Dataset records
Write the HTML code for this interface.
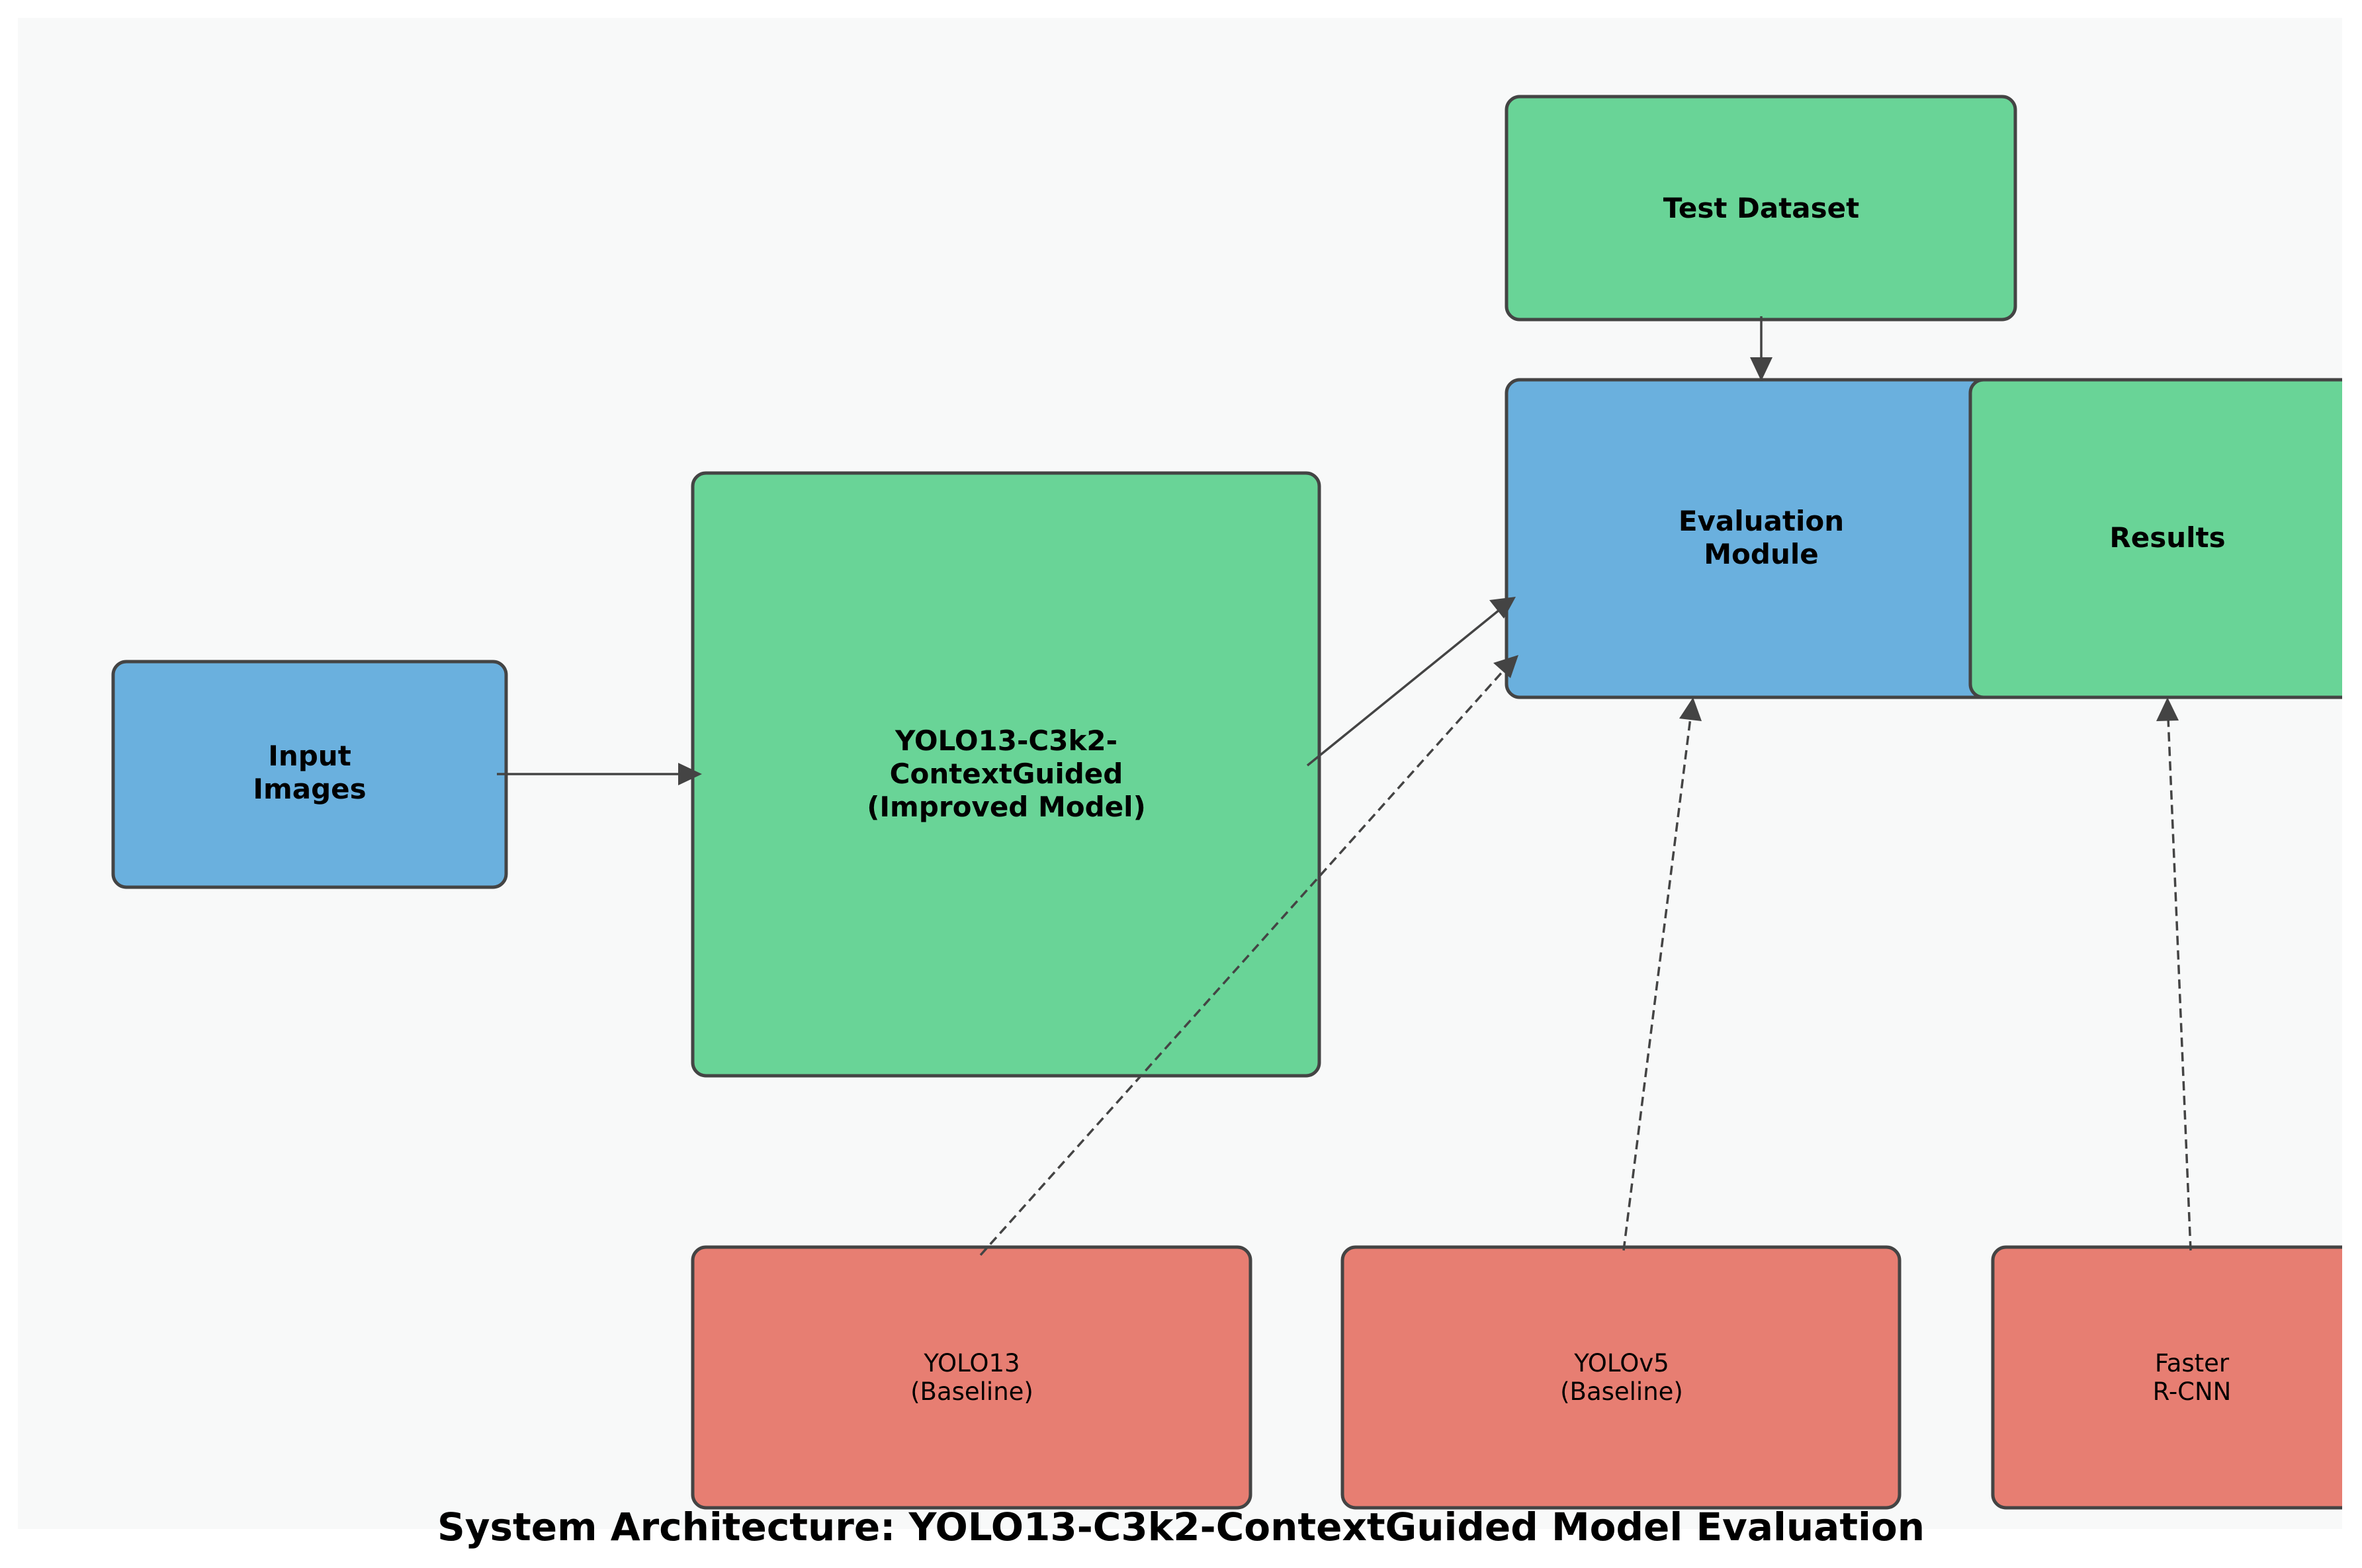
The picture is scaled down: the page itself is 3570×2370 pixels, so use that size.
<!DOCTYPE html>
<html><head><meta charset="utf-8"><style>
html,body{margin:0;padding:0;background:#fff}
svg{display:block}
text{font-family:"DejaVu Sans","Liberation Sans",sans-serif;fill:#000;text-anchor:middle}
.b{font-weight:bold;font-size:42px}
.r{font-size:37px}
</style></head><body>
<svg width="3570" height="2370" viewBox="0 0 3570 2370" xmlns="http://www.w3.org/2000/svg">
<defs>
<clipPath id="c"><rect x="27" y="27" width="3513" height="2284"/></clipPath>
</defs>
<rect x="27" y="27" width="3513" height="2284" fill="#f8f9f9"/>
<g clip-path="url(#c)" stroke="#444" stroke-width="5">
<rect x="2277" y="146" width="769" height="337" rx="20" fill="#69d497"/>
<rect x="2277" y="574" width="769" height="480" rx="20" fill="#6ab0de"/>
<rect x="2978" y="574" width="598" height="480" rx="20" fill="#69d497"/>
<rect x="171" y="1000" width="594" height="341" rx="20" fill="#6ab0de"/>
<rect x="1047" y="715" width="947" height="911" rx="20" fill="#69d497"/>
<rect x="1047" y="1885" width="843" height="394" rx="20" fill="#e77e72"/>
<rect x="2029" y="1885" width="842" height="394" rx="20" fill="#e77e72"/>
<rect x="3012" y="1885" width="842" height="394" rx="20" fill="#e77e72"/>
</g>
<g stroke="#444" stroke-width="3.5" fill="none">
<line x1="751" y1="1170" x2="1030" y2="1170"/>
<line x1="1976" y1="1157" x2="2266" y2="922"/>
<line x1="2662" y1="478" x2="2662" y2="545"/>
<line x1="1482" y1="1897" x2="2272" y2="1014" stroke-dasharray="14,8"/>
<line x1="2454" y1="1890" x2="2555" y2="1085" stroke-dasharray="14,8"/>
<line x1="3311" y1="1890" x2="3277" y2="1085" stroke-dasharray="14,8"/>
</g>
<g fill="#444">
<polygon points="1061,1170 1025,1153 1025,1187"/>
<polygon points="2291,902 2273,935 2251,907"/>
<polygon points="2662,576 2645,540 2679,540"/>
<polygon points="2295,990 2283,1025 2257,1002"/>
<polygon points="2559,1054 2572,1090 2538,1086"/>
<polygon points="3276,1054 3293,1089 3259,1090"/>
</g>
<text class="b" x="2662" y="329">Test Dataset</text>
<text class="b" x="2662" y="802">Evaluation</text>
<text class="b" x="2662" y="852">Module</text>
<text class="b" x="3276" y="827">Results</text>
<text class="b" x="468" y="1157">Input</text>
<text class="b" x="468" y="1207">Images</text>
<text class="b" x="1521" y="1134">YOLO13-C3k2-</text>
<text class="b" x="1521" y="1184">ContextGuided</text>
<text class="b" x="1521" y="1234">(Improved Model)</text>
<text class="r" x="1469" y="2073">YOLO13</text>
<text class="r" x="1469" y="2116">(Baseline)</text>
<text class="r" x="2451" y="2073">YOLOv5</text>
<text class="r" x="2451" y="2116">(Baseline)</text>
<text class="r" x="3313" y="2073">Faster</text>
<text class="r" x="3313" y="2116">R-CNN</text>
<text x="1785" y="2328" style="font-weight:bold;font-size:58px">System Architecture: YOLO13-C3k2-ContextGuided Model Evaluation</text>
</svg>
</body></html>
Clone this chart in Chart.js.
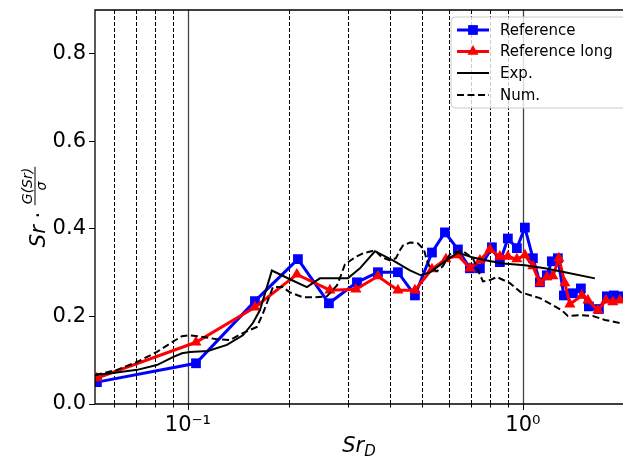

### Task directions
Set the entries down again exactly. Do not include the images.

### Result for this task
Write the HTML code for this interface.
The picture is scaled down: the page itself is 3570×2370 pixels, so use that size.
<!DOCTYPE html>
<html><head><meta charset="utf-8"><style>
html,body{margin:0;padding:0;background:#fff}
svg{display:block}
text{font-family:"DejaVu Sans","Liberation Sans",sans-serif;fill:#000;text-anchor:middle}
.b{font-weight:bold;font-size:42px}
.r{font-size:37px}
</style></head><body>
<svg width="3570" height="2370" viewBox="0 0 3570 2370" xmlns="http://www.w3.org/2000/svg">
<defs>
<clipPath id="c"><rect x="27" y="27" width="3513" height="2284"/></clipPath>
</defs>
<rect x="27" y="27" width="3513" height="2284" fill="#f8f9f9"/>
<g clip-path="url(#c)" stroke="#444" stroke-width="5">
<rect x="2277" y="146" width="769" height="337" rx="20" fill="#69d497"/>
<rect x="2277" y="574" width="769" height="480" rx="20" fill="#6ab0de"/>
<rect x="2978" y="574" width="598" height="480" rx="20" fill="#69d497"/>
<rect x="171" y="1000" width="594" height="341" rx="20" fill="#6ab0de"/>
<rect x="1047" y="715" width="947" height="911" rx="20" fill="#69d497"/>
<rect x="1047" y="1885" width="843" height="394" rx="20" fill="#e77e72"/>
<rect x="2029" y="1885" width="842" height="394" rx="20" fill="#e77e72"/>
<rect x="3012" y="1885" width="842" height="394" rx="20" fill="#e77e72"/>
</g>
<g stroke="#444" stroke-width="3.5" fill="none">
<line x1="751" y1="1170" x2="1030" y2="1170"/>
<line x1="1976" y1="1157" x2="2266" y2="922"/>
<line x1="2662" y1="478" x2="2662" y2="545"/>
<line x1="1482" y1="1897" x2="2272" y2="1014" stroke-dasharray="14,8"/>
<line x1="2454" y1="1890" x2="2555" y2="1085" stroke-dasharray="14,8"/>
<line x1="3311" y1="1890" x2="3277" y2="1085" stroke-dasharray="14,8"/>
</g>
<g fill="#444">
<polygon points="1061,1170 1025,1153 1025,1187"/>
<polygon points="2291,902 2273,935 2251,907"/>
<polygon points="2662,576 2645,540 2679,540"/>
<polygon points="2295,990 2283,1025 2257,1002"/>
<polygon points="2559,1054 2572,1090 2538,1086"/>
<polygon points="3276,1054 3293,1089 3259,1090"/>
</g>
<text class="b" x="2662" y="329">Test Dataset</text>
<text class="b" x="2662" y="802">Evaluation</text>
<text class="b" x="2662" y="852">Module</text>
<text class="b" x="3276" y="827">Results</text>
<text class="b" x="468" y="1157">Input</text>
<text class="b" x="468" y="1207">Images</text>
<text class="b" x="1521" y="1134">YOLO13-C3k2-</text>
<text class="b" x="1521" y="1184">ContextGuided</text>
<text class="b" x="1521" y="1234">(Improved Model)</text>
<text class="r" x="1469" y="2073">YOLO13</text>
<text class="r" x="1469" y="2116">(Baseline)</text>
<text class="r" x="2451" y="2073">YOLOv5</text>
<text class="r" x="2451" y="2116">(Baseline)</text>
<text class="r" x="3313" y="2073">Faster</text>
<text class="r" x="3313" y="2116">R-CNN</text>
<text x="1785" y="2328" style="font-weight:bold;font-size:58px">System Architecture: YOLO13-C3k2-ContextGuided Model Evaluation</text>
</svg>
</body></html>
Clone this chart in Chart.js.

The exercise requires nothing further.